When I married my “starter wife” (defined in “The Fly,” below) I was not yet 30 and in more ways than one was just getting acquainted with the various responsibilities of life as an adult. I was living in Washington, D.C., at the time, but was preparing to leave on my first Foreign Service assignment – to the U.S. embassy in Brasilia. One of the benefits of working for the government is that when you’re on “orders” to move to a new location, Uncle Sam will handle it for you.
Or, as I soon found out, not just Uncle Sam, but a couple of teams of professional movers, one at each end of the journey. But not necessarily equal in professionalism.
As a young feller, I’d never had occasion to make a house move before this. My closest previous experiences were moving from one dorm room to another while in college and heading off to Peace Corps service in India with just a single trunk full of odds and ends I’d hoped would be useful when I arrived on the far side of the globe. Today I don’t remember a single item of what I stuffed into that trunk, but I do recall that a fellow volunteer filled his with toilet paper – something I didn’t bother with as I’d resolved that in matters of personal hygiene, since the trunk couldn’t hold two years’ worth of TP, I’d be “going native” and learning to clean myself with water applied by hand. The left one, of course. The right one is for eating (without utensils). But I digress.
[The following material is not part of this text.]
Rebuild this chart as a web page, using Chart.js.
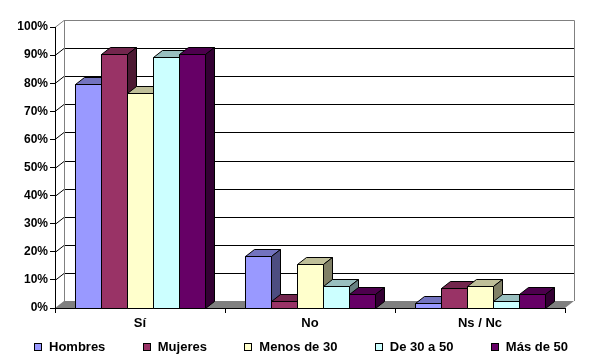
<!DOCTYPE html>
<html>
<head>
<meta charset="utf-8">
<script src="https://cdn.jsdelivr.net/npm/chart.js@4.4.0/dist/chart.umd.min.js"></script>
<style>
  html, body { margin: 0; padding: 0; background: #fff; }
  #wrap { width: 590px; height: 364px; }
</style>
</head>
<body>
<div id="wrap"><canvas id="chart" width="590" height="364"></canvas></div>
<script>
// data (percent)
const categories = ["Sí", "No", "Ns / Nc"];
const seriesNames = ["Hombres", "Mujeres", "Menos de 30", "De 30 a 50", "Más de 50"];
const hombres = [79.7, 18.6, 1.8];
const mujeres = [90.4, 2.5, 7.1];
const menos30 = [76.5, 15.6, 7.9];
const de30a50 = [89.5, 7.9, 2.5];
const mas50 = [90.3, 5.0, 5.0];
const yTickValues = [0, 10, 20, 30, 40, 50, 60, 70, 80, 90, 100];

const series = [hombres, mujeres, menos30, de30a50, mas50];
const frontColors = ["#9999FF", "#993366", "#FFFFCC", "#CCFFFF", "#660066"];

const FONT = "'Liberation Sans', Arial, sans-serif";
const DX = 9, DY = -7;   // depth of the 3d box

function shade(hex, f) {
  const n = parseInt(hex.slice(1), 16);
  const r = Math.round(((n >> 16) & 255) * f);
  const g = Math.round(((n >> 8) & 255) * f);
  const b = Math.round((n & 255) * f);
  return `rgb(${r},${g},${b})`;
}

function poly(ctx, pts, fill, stroke) {
  ctx.beginPath();
  ctx.moveTo(pts[0][0], pts[0][1]);
  for (let i = 1; i < pts.length; i++) ctx.lineTo(pts[i][0], pts[i][1]);
  ctx.closePath();
  if (fill) { ctx.fillStyle = fill; ctx.fill(); }
  if (stroke) { ctx.strokeStyle = stroke; ctx.lineWidth = 1; ctx.stroke(); }
}

const box3d = {
  id: "box3d",
  beforeDraw(chart) {
    const { ctx, chartArea: a, scales: { y } } = chart;
    const L = a.left, R = a.right, T = a.top, B = a.bottom;
    ctx.save();
    // floor
    poly(ctx, [[L, B], [L + DX, B + DY], [R + DX, B + DY], [R, B]], "#808080");
    // grid lines on back and side wall
    ctx.lineWidth = 1;
    yTickValues.forEach(v => {
      if (v === 0) return;
      const py = Math.round(y.getPixelForValue(v)) + 0.5;
      ctx.strokeStyle = v === 100 ? "#808080" : "#000";
      ctx.beginPath();
      ctx.moveTo(L, py);
      ctx.lineTo(L + DX, py + DY);
      ctx.lineTo(R + DX + 0.5, py + DY);
      ctx.stroke();
    });
    // back wall edges
    ctx.strokeStyle = "#808080";
    ctx.beginPath();
    ctx.moveTo(L + DX + 0.5, B + DY);
    ctx.lineTo(L + DX + 0.5, T + DY + 0.5);
    ctx.moveTo(R + DX + 0.5, T + DY + 0.5);
    ctx.lineTo(R + DX + 0.5, B + DY);
    ctx.stroke();
    ctx.restore();
  },
  afterDatasetsDraw(chart) {
    const { ctx } = chart;
    const bars = [];
    chart.data.datasets.forEach((ds, i) => {
      chart.getDatasetMeta(i).data.forEach(el => bars.push({ el, i }));
    });
    bars.sort((p, q) => p.el.x - q.el.x);
    ctx.save();
    bars.forEach(({ el, i }) => {
      const x0 = Math.round(el.x - el.width / 2) + 0.5;
      const x1 = Math.round(el.x + el.width / 2) + 0.5;
      const yt = Math.round(el.y) + 0.5;
      const yb = Math.round(el.base) + 0.5;
      const c = frontColors[i];
      poly(ctx, [[x0, yt], [x1, yt], [x1, yb], [x0, yb]], c, "#000");
      poly(ctx, [[x0, yt], [x0 + DX, yt + DY], [x1 + DX, yt + DY], [x1, yt]], shade(c, 0.75), "#000");
      poly(ctx, [[x1, yt], [x1 + DX, yt + DY], [x1 + DX, yb + DY], [x1, yb]], shade(c, 0.5), "#000");
    });
    ctx.restore();
  },
  afterDraw(chart) {
    // legend row under the axis
    const { ctx } = chart;
    ctx.save();
    ctx.font = `bold 13px ${FONT}`;
    ctx.textBaseline = "middle";
    const widths = seriesNames.map(n => ctx.measureText(n).width);
    const start = 34, end = 568, box = 8, gapText = 7;
    const used = widths.reduce((s, w) => s + box + gapText + w, 0);
    const gap = (end - start - used) / (seriesNames.length - 1);
    let x = start;
    const cy = 347;
    seriesNames.forEach((n, i) => {
      const bx = Math.round(x) + 0.5;
      ctx.fillStyle = frontColors[i];
      ctx.fillRect(bx, cy - 4 + 0.5, box - 1, box - 1);
      ctx.strokeStyle = "#000";
      ctx.lineWidth = 1;
      ctx.strokeRect(bx, cy - 4 + 0.5, box - 1, box - 1);
      ctx.fillStyle = "#000";
      ctx.fillText(n, x + box + gapText, cy);
      x += box + gapText + widths[i] + gap;
    });
    ctx.restore();
  }
};

new Chart(document.getElementById("chart"), {
  type: "bar",
  data: {
    labels: categories,
    datasets: series.map((s, i) => ({
      label: seriesNames[i],
      data: s,
      backgroundColor: frontColors[i],
      borderColor: "#000",
      borderWidth: 0,
      categoryPercentage: 0.765,
      barPercentage: 1
    }))
  },
  options: {
    responsive: false,
    animation: false,
    layout: { padding: { top: 27, right: 25, left: 0, bottom: 0 } },
    plugins: { legend: { display: false }, tooltip: { enabled: false } },
    scales: {
      x: {
        grid: { drawOnChartArea: false, offset: true, tickLength: 5, color: "#000" },
        border: { color: "#000" },
        ticks: { color: "#000", font: { family: FONT, size: 13, weight: "bold" }, padding: 3 },
        afterFit: s => { s.height = 56; }
      },
      y: {
        min: 0,
        max: 100,
        afterBuildTicks: s => { s.ticks = yTickValues.map(v => ({ value: v })); },
        grid: { drawOnChartArea: false, tickLength: 5, color: "#000" },
        border: { color: "#000" },
        ticks: {
          color: "#000",
          font: { family: FONT, size: 12, weight: "bold" },
          padding: 2,
          callback: v => v + "%"
        },
        afterFit: s => { s.width = 55; }
      }
    }
  },
  plugins: [box3d]
});
</script>
</body>
</html>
Back to house moving. Since I’d never had the experience, I was interested in seeing how the movers would dismantle the tiny “efficiency apartment” we were inhabiting, only seven blocks from the White House. We had very little furniture – just a bed, a bookcase, a small dining table and a “baby grand” piano that my mother-in-law, while redecorating some years earlier, had given my wife.
I’d never seen a piano disassembled before, so I watched the movers with great interest. After removing the top cover, they tipped the thing on its side to remove the pedals and legs. Each leg, I saw, was attached to the body by two hefty bolts. Three legs, six bolts. All were carefully wrapped together in heavy paper and taped up. The movers then put the package in an empty wicker basket which in turn was deposited in one of about half a dozen large, heavy-duty – and identical – cardboard boxes.
We were told the shipment would be delivered to our new apartment in Brazil about three months later.
It was. I was at work in the embassy one afternoon when the phone rang. My wife was on the line, calling from home. “Howard,” she began, “you’re not going to believe this, but there are five short, wiry guys here holding up the piano with their fingers. Do you know where the leg bolts are?”
Before me flashed a vision of 50 knuckles turning white and five faces turning red, straining to hold up the piano.
Fortunately for the Brazilian guys, I’d paid close attention back in Washington. “They’re all in a paper-wrapped package, in a basket, in one of those big boxes,” I told her. Which box, I couldn’t say.
Luckily for the movers, the basket, with its precious package, was found in the first box they ripped open.
We were still occasionally retelling that incident, laughing, when four years and two babies later we made another move, this one to Germany (a way-station en route to the U.S. consulate in Leningrad – see posts of Dec. 23, 2015, and Jan. 12, 2016). This time, when the movers came to pack our stuff, I was not watching as closely as I did when we were heading to Brazil. So I didn’t notice what they did as they took apart the changing table where we’d diaper our son, then just four months old.
Two months later in Europe, after the table was reassembled, I picked up the white plastic dirty-diaper bucket that was supposed to hang from the side of the table. Surprised to feel how heavy it was, I wondered what the movers had packed in the bucket to fill an otherwise empty cubic foot of space. I lifted the tight-fitting lid and before I could even see them, was assailed by the scent of months-old, trans-Atlantic diapers.
The perils of intercontinental – or should that be incontinent? – moves!